Someone allegedly tried to fly explosive drones into a UFC cage-fighting show staged on the White House lawn and then shoot people as they ran for their lives. Eight men have now been indicted on murder and terrorism conspiracy charges. And yes, every single word of that sentence is real.
The Plot Was Exactly as Ugly as It Sounds
According to The Guardian, the indictment was returned in Ohio and charges all eight defendants in two separate conspiracies: one to provide material support to terrorists, and a second to commit murder on federal government territory and to murder a federal government official. This isn't a misdemeanor. This is the full menu.

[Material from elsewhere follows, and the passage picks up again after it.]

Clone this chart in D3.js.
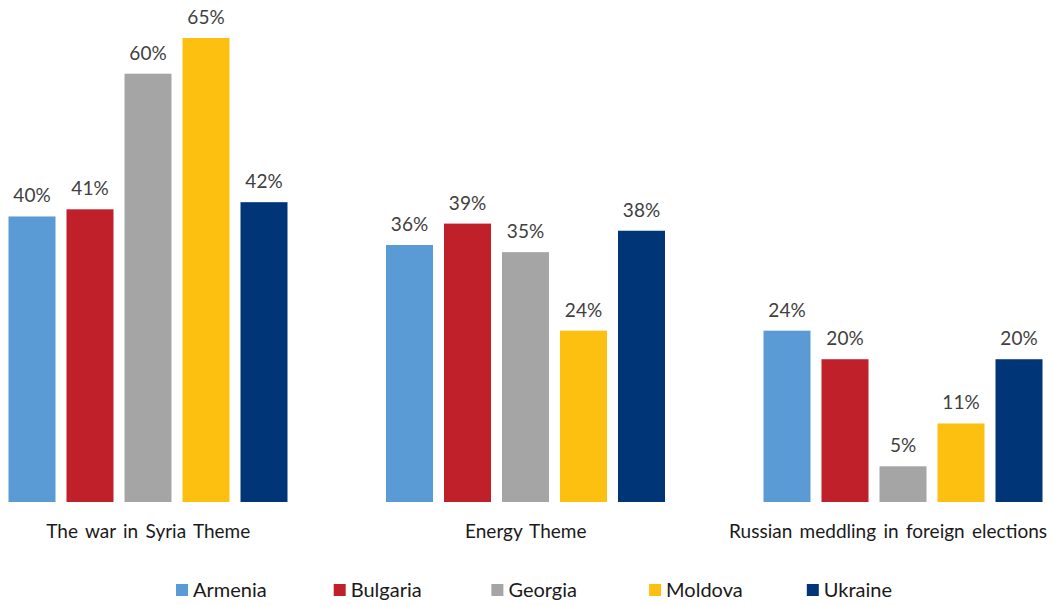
<!DOCTYPE html>
<html>
<head>
<meta charset="utf-8">
<script src="https://cdn.jsdelivr.net/npm/d3@7"></script>
<style>
  html, body { margin: 0; padding: 0; background: #fff; }
  svg { display: block; font-family: Lato, "Open Sans", sans-serif; }
</style>
</head>
<body>
<svg id="chart" width="1053" height="605"></svg>
<script>
// Themes (x-axis groups), countries (series) and their shares in percent
const themes = ["The war in Syria Theme", "Energy Theme", "Russian meddling in foreign elections"];
const countries = ["Armenia", "Bulgaria", "Georgia", "Moldova", "Ukraine"];
const colors = ["#5b9bd5", "#c0202a", "#a5a5a5", "#fdc010", "#003678"];
const armenia  = [40, 36, 24];
const bulgaria = [41, 39, 20];
const georgia  = [60, 35, 5];
const moldova  = [65, 24, 11];
const ukraine  = [42, 38, 20];
const seriesValues = [armenia, bulgaria, georgia, moldova, ukraine];

const W = 1053, H = 605;
const svg = d3.select("#chart");

const x0 = d3.scaleBand().domain(themes).range([-40.5, 1092]).paddingInner(0).paddingOuter(0);
const x1 = d3.scaleBand().domain(countries).range([49, 328]).paddingInner(11 / 58).paddingOuter(0);
const y = d3.scaleLinear().domain([0, 65]).range([502, 38]);
const color = d3.scaleOrdinal().domain(countries).range(colors);

const rows = themes.map((t, i) => ({
  theme: t,
  values: countries.map((c, j) => ({ country: c, value: seriesValues[j][i] }))
}));

const groups = svg.selectAll("g.group").data(rows).join("g")
  .attr("class", "group")
  .attr("transform", d => `translate(${x0(d.theme)},0)`);

groups.selectAll("rect").data(d => d.values).join("rect")
  .attr("x", d => x1(d.country))
  .attr("y", d => y(d.value))
  .attr("width", x1.bandwidth())
  .attr("height", d => y(0) - y(d.value))
  .attr("fill", d => color(d.country));

groups.selectAll("text.val").data(d => d.values).join("text")
  .attr("class", "val")
  .attr("x", d => x1(d.country) + x1.bandwidth() / 2)
  .attr("y", d => y(d.value) - 14)
  .attr("text-anchor", "middle")
  .attr("font-size", 19)
  .attr("fill", "#404040")
  .text(d => d.value + "%");

// Category labels, centred under each group and kept inside the frame
const catLabels = svg.selectAll("text.cat").data(themes).join("text")
  .attr("class", "cat")
  .attr("x", d => x0(d) + x0.bandwidth() / 2)
  .attr("y", 538)
  .attr("text-anchor", "middle")
  .attr("font-size", 19)
  .attr("word-spacing", 2.5)
  .attr("fill", "#1a1a1a")
  .text(d => d);
catLabels.each(function () {
  const bb = this.getBBox();
  const overflow = bb.x + bb.width - (W - 6);
  if (overflow > 0) d3.select(this).attr("x", +d3.select(this).attr("x") - overflow);
});

// Legend
const legend = svg.append("g").attr("transform", "translate(176,584)");
const item = legend.selectAll("g").data(countries).join("g")
  .attr("transform", (d, i) => `translate(${i * 157.7},0)`);
item.append("rect").attr("width", 12).attr("height", 12).attr("fill", d => color(d));
item.append("text")
  .attr("x", 17).attr("y", 13)
  .attr("font-size", 20)
  .attr("fill", "#1a1a1a")
  .text(d => d);
</script>
</body>
</html>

One defendant reportedly told investigators that the plan was to fly explosive-laden drones directly into the event, then pick off panicked crowd members with rifles as they scattered. If you were wondering how dark the fringe of American political life has gotten, there's your answer. They were going to use the chaos they created as a kill zone.
The group allegedly started assembling in May, amassing money, firearms, ammunition, body armor, explosives, drones, medical equipment, and communications equipment. Medical equipment. They packed a field kit. These were not impulsive guys. They planned.
Freedom 250, Meet Freedom-From-Freedom
The target was Trump's UFC cage-fighting event at the White House, a spectacle dubbed "Freedom 250." The Guardian reports that on June 10, law enforcement learned of a possible threat to the event, four days before the mixed martial arts extravaganza was scheduled to go ahead. Authorities moved fast enough to catch most of the conspirators that same weekend.
Tycen C. Proper, 19, of Danville, Ohio, and four others were arrested in Missouri, Nebraska, and California during the event weekend. Two more were picked up by the FBI about a week later in Washington and Missouri. That's seven. The eighth defendant, Chandler D. Scaggs, 21, of Chapmanville, West Virginia, was charged and arrested this week.
The justice department previously announced federal charges against seven members of the group, noting they came from across the country, including Ohio, Missouri, Washington, Nebraska, and California. Officials said the defendants harbored fringe conspiracy theories and hoped the attack would destabilize the government. Which tracks. Nothing says "stable government" like a drone strike on a UFC event at 1600 Pennsylvania Avenue.
The Guy Who Didn't Get the Memo That It Was Over
Scaggs is the one who really stands out in this particular rogues' gallery. According to an affidavit cited by The Guardian, he was allegedly assigned to be one of the snipers in the attack. When Proper was arrested and communication went dark, a normal person might have taken that as a sign to stay home and reconsider their life choices.
Scaggs allegedly did not do that. The affidavit says he signaled to the group that he was still willing to go through with the attack and arranged to travel to the event with another co-conspirator. He was apparently waiting for Proper to pick him up, lost contact when Proper got arrested, and then just... found another ride.
That is a level of commitment that is genuinely terrifying. The operation had visibly collapsed around him and he was still trying to get there. That's not a radicalized guy hedging his bets. That's a true believer who needed someone to stop him, and thankfully, someone did.
Who Are These People, Exactly
The justice department says the group members harbored fringe conspiracy theories and believed their attack would destabilize the U.S. government. Specific ideological affiliations have not been the focus of the charging documents as reported so far, but the geographic spread of the group is striking. Ohio, Missouri, Washington, Nebraska, California, and West Virginia. This wasn't a local cell. They found each other.
The fact that this was stopped before anyone was hurt is a credit to law enforcement. The fact that eight people from multiple states coordinated a plan this elaborate, this lethal, and this specific is the kind of thing that deserves more than a brief. It deserves serious, sustained attention. Watch this case.
The Dingo Take
Here's the thing about staging a UFC event on the White House lawn: it is, by any traditional measure, an absolutely unhinged thing to do. It is also, apparently, the kind of thing that attracts people who are themselves absolutely unhinged, except they want to blow it up rather than watch it. America contains multitudes.
What we're looking at here is a coordinated, multi-state terrorism conspiracy that was stopped by sheer luck of timing and good law enforcement work. Eight people. Multiple weapons categories. A detailed operational plan. A guy who kept trying to get there after his co-conspirators were already in handcuffs. The infrastructure of mass political violence doesn't appear overnight, and it doesn't appear in a vacuum.
The White House UFC show was a spectacle designed to project strength and showmanship. What it actually attracted was a murder plot detailed enough to include a medical kit. Somewhere in that irony is a story about what this political moment has done to the country's collective mental state. Nobody comes out of that story looking good. The eight defendants will face justice. The broader conditions that produced them are still very much with us.